The key is to approach the hiring process with company culture and attitude in mind right from the start. When you shortlist your candidates for an interview, think of the recruitment process as a way to determine how well each candidate will fit in with your company culture.

There are a number of factors to consider when deciding whether a candidate is a good fit:

  • What kind of culture the candidate prefers/thrives in
  • What types of company values they feel are important
  • What their ideal workplace would be
  • What they think your company culture is like based on what they have experienced thus far
  • What they can bring with them from their previous work experience in terms of best practices
  • What experiences they have had with past workplaces in which they found it wasn’t a good fit and why

It is also important to observe each potential candidate in your office environment. Invite them on a tour or to sit in on a meeting. See how they respond to your company culture and work environment, and how they fit in. Do they seem comfortable? Do they blend in, or stick out like a sore thumb?

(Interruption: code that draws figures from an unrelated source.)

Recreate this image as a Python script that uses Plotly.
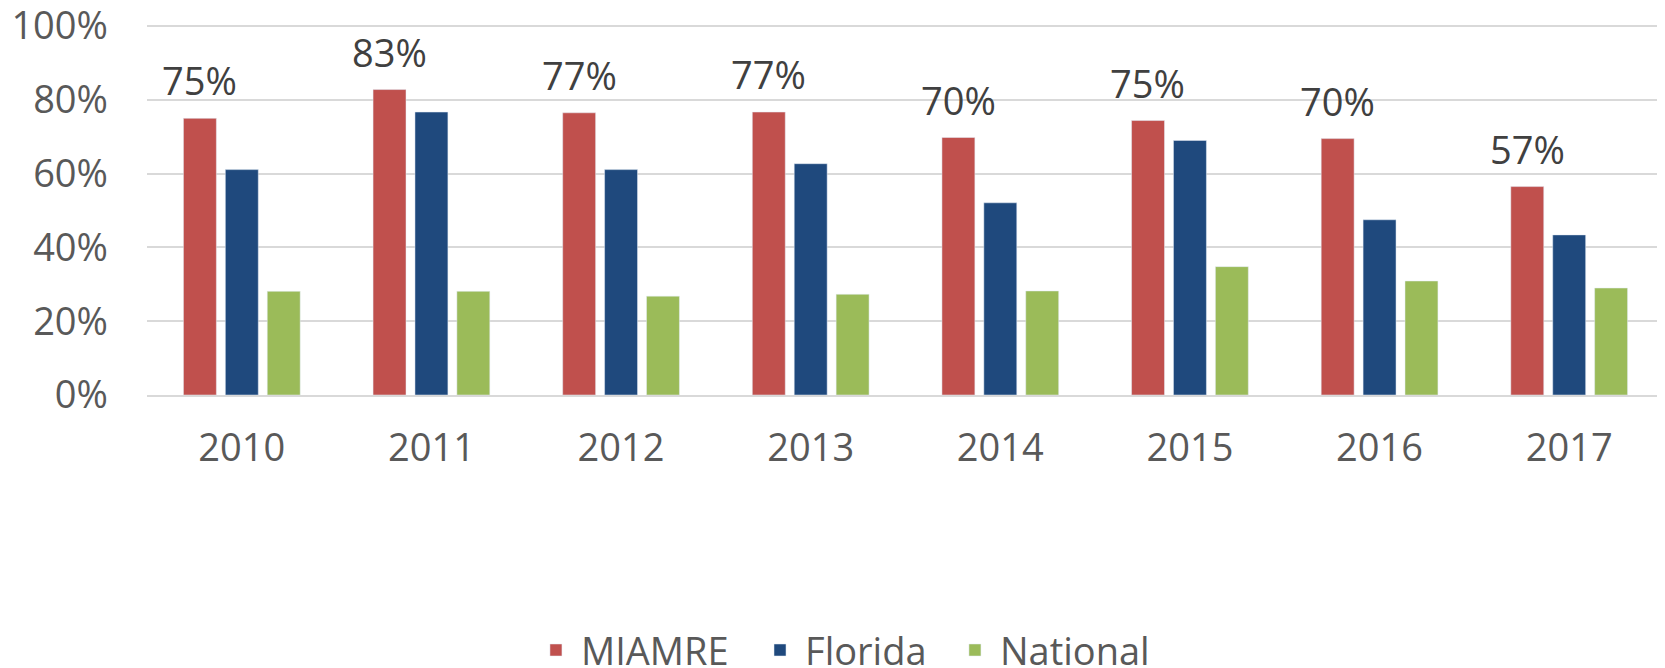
import plotly.graph_objects as go

years = ["2010", "2011", "2012", "2013", "2014", "2015", "2016", "2017"]
miamre = [0.75, 0.828, 0.765, 0.767, 0.698, 0.744, 0.695, 0.565]
florida = [0.611, 0.767, 0.611, 0.627, 0.521, 0.69, 0.475, 0.434]
national = [0.281, 0.281, 0.268, 0.273, 0.282, 0.348, 0.309, 0.29]
miamre_labels = ["75%", "83%", "77%", "77%", "70%", "75%", "70%", "57%"]

RED = "#C0504D"
BLUE = "#1F497D"
GREEN = "#9BBB59"
FONT = "Open Sans"
FS = 38

fig = go.Figure()
fig.add_trace(go.Bar(name="MIAMRE", x=years, y=miamre, marker_color=RED, legend="legend"))
fig.add_trace(go.Bar(name="Florida", x=years, y=florida, marker_color=BLUE, legend="legend2"))
fig.add_trace(go.Bar(name="National", x=years, y=national, marker_color=GREEN, legend="legend3"))

# category axis: annotations use the category index
for i, (v, lab) in enumerate(zip(miamre, miamre_labels)):
    fig.add_annotation(
        x=i, y=v, text=lab, showarrow=False,
        xref="x", yref="y", xshift=-42, yanchor="bottom", yshift=10,
        font=dict(family=FONT, size=FS, color="#404040"),
    )

leg_common = dict(
    orientation="h", xanchor="left", y=-0.69, yanchor="middle",
    font=dict(family=FONT, size=FS, color="#595959"),
    itemwidth=40, bgcolor="rgba(0,0,0,0)",
)

# the page body has an 8px default margin, so the figure is 8px smaller
fig.update_layout(
    width=1657, height=660,
    margin=dict(l=139, r=1, t=17, b=273, autoexpand=False),
    paper_bgcolor="white", plot_bgcolor="white",
    barmode="group", bargap=0.337, bargroupgap=0.214,
    font=dict(family=FONT, size=FS, color="#595959"),
    showlegend=True,
    legend=dict(x=0.2531, **leg_common),
    legend2=dict(x=0.4008, **leg_common),
    legend3=dict(x=0.5293, **leg_common),
)
fig.update_yaxes(
    range=[0, 1.003], tickvals=[0, 0.2, 0.4, 0.6, 0.8, 1.0], tickformat=".0%",
    showgrid=True, gridcolor="#D9D9D9", gridwidth=1.5,
    zeroline=False, showline=False, ticks="", automargin=False,
    ticklabelstandoff=38, ticklabeloverflow="allow",
    tickfont=dict(family=FONT, size=FS, color="#595959"),
)
fig.update_xaxes(
    type="category", range=[-0.5, 7.5], automargin=False,
    showline=True, linecolor="#D9D9D9", linewidth=1.5,
    ticks="", ticklabelstandoff=19,
    tickfont=dict(family=FONT, size=FS, color="#595959"),
)

fig.write_html("out.html")
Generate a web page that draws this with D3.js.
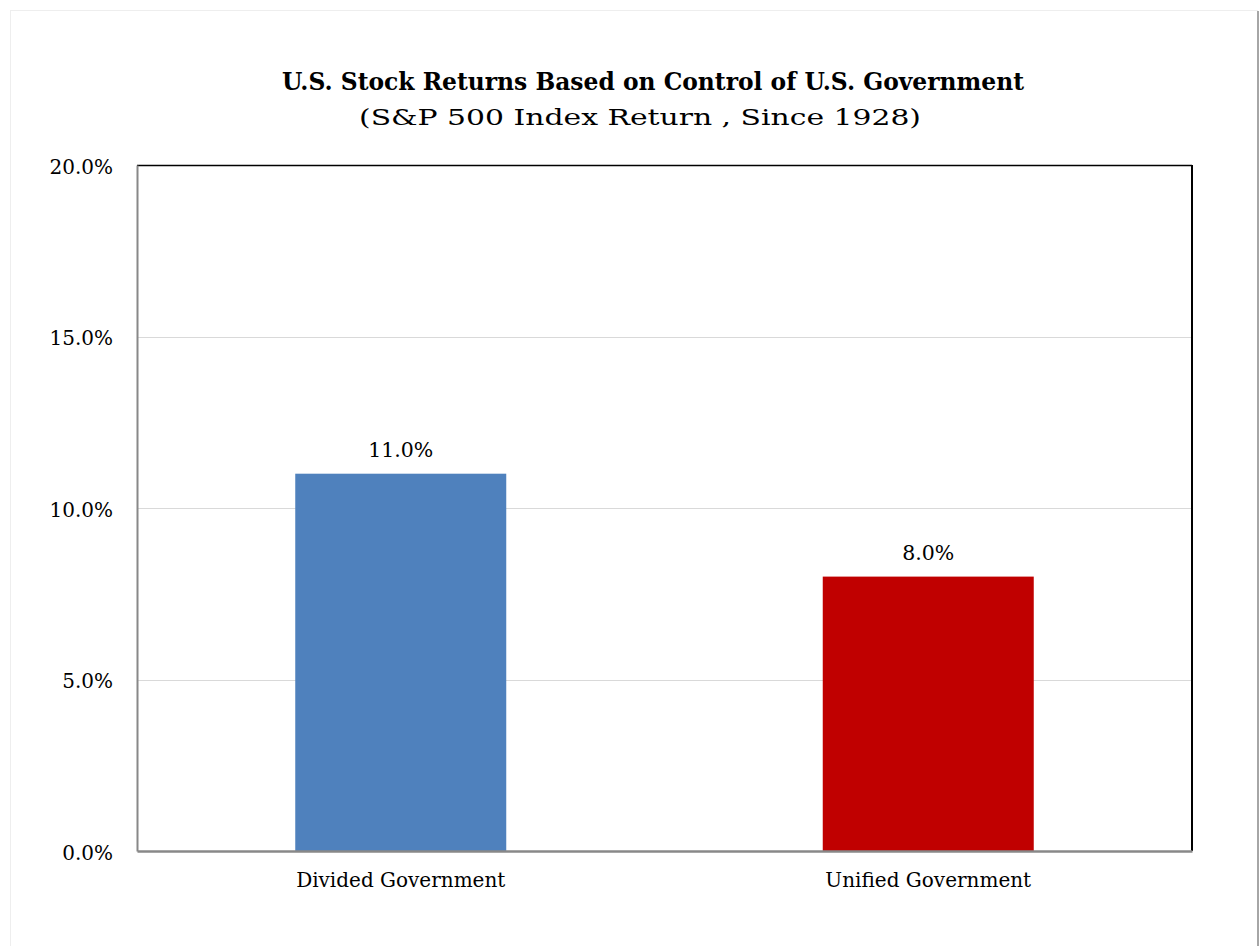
<!DOCTYPE html>
<html>
<head>
<meta charset="utf-8">
<script src="https://cdn.jsdelivr.net/npm/d3@7"></script>
<style>
  body { margin: 0; background: #fff; }
  text { font-family: "DejaVu Serif", "Liberation Serif", serif; fill: #000; }
</style>
</head>
<body>
<svg id="chart"></svg>
<script>
const WIDTH = 1260,
    HEIGHT = 946;

const categories = ['Divided Government', 'Unified Government'];
const returns = [11.0, 8.0];
const barColors = ['#4f81bd', '#c00000'];
const yTicks = [0, 5, 10, 15, 20];

const margin = { top: 165, right: 68, bottom: 95, left: 137 };
const plotW = WIDTH - margin.left - margin.right,
    plotH = HEIGHT - margin.top - margin.bottom;

const svg = d3.select('svg#chart')
    .attr('width', WIDTH)
    .attr('height', HEIGHT);

// outer chart frame
svg.append('rect')
    .attr('x', 10.5).attr('y', 10.5)
    .attr('width', 1247).attr('height', 940)
    .attr('fill', '#fff')
    .attr('stroke', '#eeeeee');
svg.append('line')
    .attr('x1', 1258).attr('x2', 1258)
    .attr('y1', 11).attr('y2', HEIGHT)
    .attr('stroke', '#a6a6a6').attr('stroke-width', 2);

// titles (glyphs squeezed / stretched a bit to the reference width)
svg.append('text')
    .attr('x', 653).attr('y', 90)
    .attr('text-anchor', 'middle')
    .attr('font-weight', 'bold')
    .attr('font-size', 23.5)
    .attr('textLength', 742)
    .attr('lengthAdjust', 'spacingAndGlyphs')
    .text('U.S. Stock Returns Based on Control of U.S. Government');

svg.append('text')
    .attr('x', 640).attr('y', 125)
    .attr('text-anchor', 'middle')
    .attr('font-size', 23)
    .attr('textLength', 562)
    .attr('lengthAdjust', 'spacingAndGlyphs')
    .text('(S&P 500 Index Return , Since 1928)');

const g = svg.append('g')
    .attr('transform', `translate(${margin.left},${margin.top})`);

const x = d3.scaleBand()
    .domain(categories)
    .range([0, plotW])
    .paddingInner(0.6)
    .paddingOuter(0.3);

const y = d3.scaleLinear()
    .domain([0, 20])
    .range([plotH, 0]);

// gridlines
g.append('g')
    .selectAll('line')
    .data(yTicks.filter(d => d > 0 && d < 20))
    .enter().append('line')
        .attr('x1', 0).attr('x2', plotW)
        .attr('y1', d => Math.round(y(d)) + 0.5)
        .attr('y2', d => Math.round(y(d)) + 0.5)
        .attr('stroke', '#d9d9d9');

// bars
g.append('g')
    .selectAll('rect')
    .data(returns)
    .enter().append('rect')
        .attr('x', (d, i) => x(categories[i]))
        .attr('y', d => y(d))
        .attr('width', x.bandwidth())
        .attr('height', d => plotH - y(d))
        .attr('fill', (d, i) => barColors[i]);

// value labels
g.append('g')
    .selectAll('text')
    .data(returns)
    .enter().append('text')
        .attr('x', (d, i) => x(categories[i]) + x.bandwidth() / 2)
        .attr('y', d => y(d) - 17)
        .attr('text-anchor', 'middle')
        .attr('font-size', 20.5)
        .text(d => d.toFixed(1) + '%');

// plot frame: top/right black, left/bottom grey
g.append('line')
    .attr('x1', 0).attr('x2', plotW)
    .attr('y1', 0.5).attr('y2', 0.5)
    .attr('stroke', '#000').attr('stroke-width', 1.5);
g.append('line')
    .attr('x1', plotW).attr('x2', plotW)
    .attr('y1', 0).attr('y2', plotH)
    .attr('stroke', '#000').attr('stroke-width', 2);

// y axis
const yAxis = g.append('g')
    .call(d3.axisLeft(y).tickValues(yTicks).tickSize(0).tickPadding(24)
        .tickFormat(d => d.toFixed(1) + '%'));
yAxis.select('.domain').attr('stroke', '#888').attr('stroke-width', 2);
yAxis.selectAll('text')
    .attr('font-size', 20)
    .attr('dy', '0.4em')
    .attr('font-family', '"DejaVu Serif", serif');

// x axis
const xAxis = g.append('g')
    .attr('transform', `translate(0,${plotH})`)
    .call(d3.axisBottom(x).tickSize(0).tickPadding(22));
xAxis.select('.domain').attr('stroke', '#888').attr('stroke-width', 2.5);
xAxis.selectAll('text')
    .attr('font-size', 20)
    .attr('font-family', '"DejaVu Serif", serif');
</script>
</body>
</html>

In an article for Monster, founder of Watermark Consulting Jon Picoult offers some great tips on how to hire based on attitude:

  • Be sure that your expectations are clear from the very beginning so that you can eliminate the candidates that can not or will not meet them. This includes not only clarity regarding the job description but also being clear about the personal attributes that will best fit the position.
  • Go out and look for the candidates with the attitude you want, rather than waiting for them to come to you. You never know where you will find your next great employee; keep your eyes open and your business cards ready.
  • The first impression of potential candidates will often be via a piece of paper. While it is difficult to determine a person’s attitude just by reading their resume, you can try to pinpoint experiences that might give you clues as to the candidate’s attitude. You can then use the interview to ask unconventional questions that will let you know more about a person. This is the way you can find out if they have a sense of humor, are incredibly gifted salespeople, or have a way with creating new designs.
  • Watch the candidates when they don’t know you’re watching. You might be hiding in the shadows (not literally!) when they arrive, looking to see how they interact with reception staff and other applicants. What the candidate does when they aren’t in your presence can tell you a lot about who they are and what their attitude is like.
  • Get your employees’ opinions about the potential candidates. You can have your shortlisted candidates spend some time shadowing an employee in the position for which they are applying. You can observe them in that setting, plus they get to see what the position is really like and you can get feedback from your employees on which candidates would be the best choice for filling the position.

The benefits of hiring the right people

Why is it so important to hire the right people for your company culture? What is it that makes it so beneficial from the perspective of the company? The following are benefits of ensuring you have hired the right people for your team:

  • Pamela Holloway writes that one benefit is higher retention rates, which means a lower rate of turnover. This is significant when you consider that a study by Leadership IQ found 46 percent of all new employees fail at their job within the first 18 months.
  • Pamela Holloway also reports that hiring the right person helps attract the best talent and ensures a more natural fit between that person and their work. In addition, Holloway indicates that ensuring a good fit by hiring the right person can help reduce brain drain in a company.
  • Zimmer Radio and Marketing Group reports that the right people—the ones who come with the right attitude—are able to more easily adapt to change.
  • Smart Recruiters reports that hiring for attitude is more likely to bring in younger, fresher talent that will have more room for growth, fewer bad habits to break, and can bring new ideas and perspectives to the workplace.
  • Predictive Advantage talks about innovation. When you hire someone with an attitude that fits with your company culture, you are more likely to see true creativity and innovation come alive because they are in the right type of environment for them.

Remember, when it comes down to it, attitude and how well a potential candidate will fit in with your company culture is at least as important as the skills and experience they bring to the position. There are so many skilled people out there that finding employees based on skill alone is arguably the simplest piece of the recruitment puzzle.

To weed out those people who won’t work well on your team, you need to look at the attitudes of the candidates and determine whether or not they will fit in with your company culture. Whether you find those candidates via networking, referrals, social media, or through the good old fashioned method of advertising the position and accepting resumes, you will find the right employees when you look past their skills and experience and see what type of player they really are.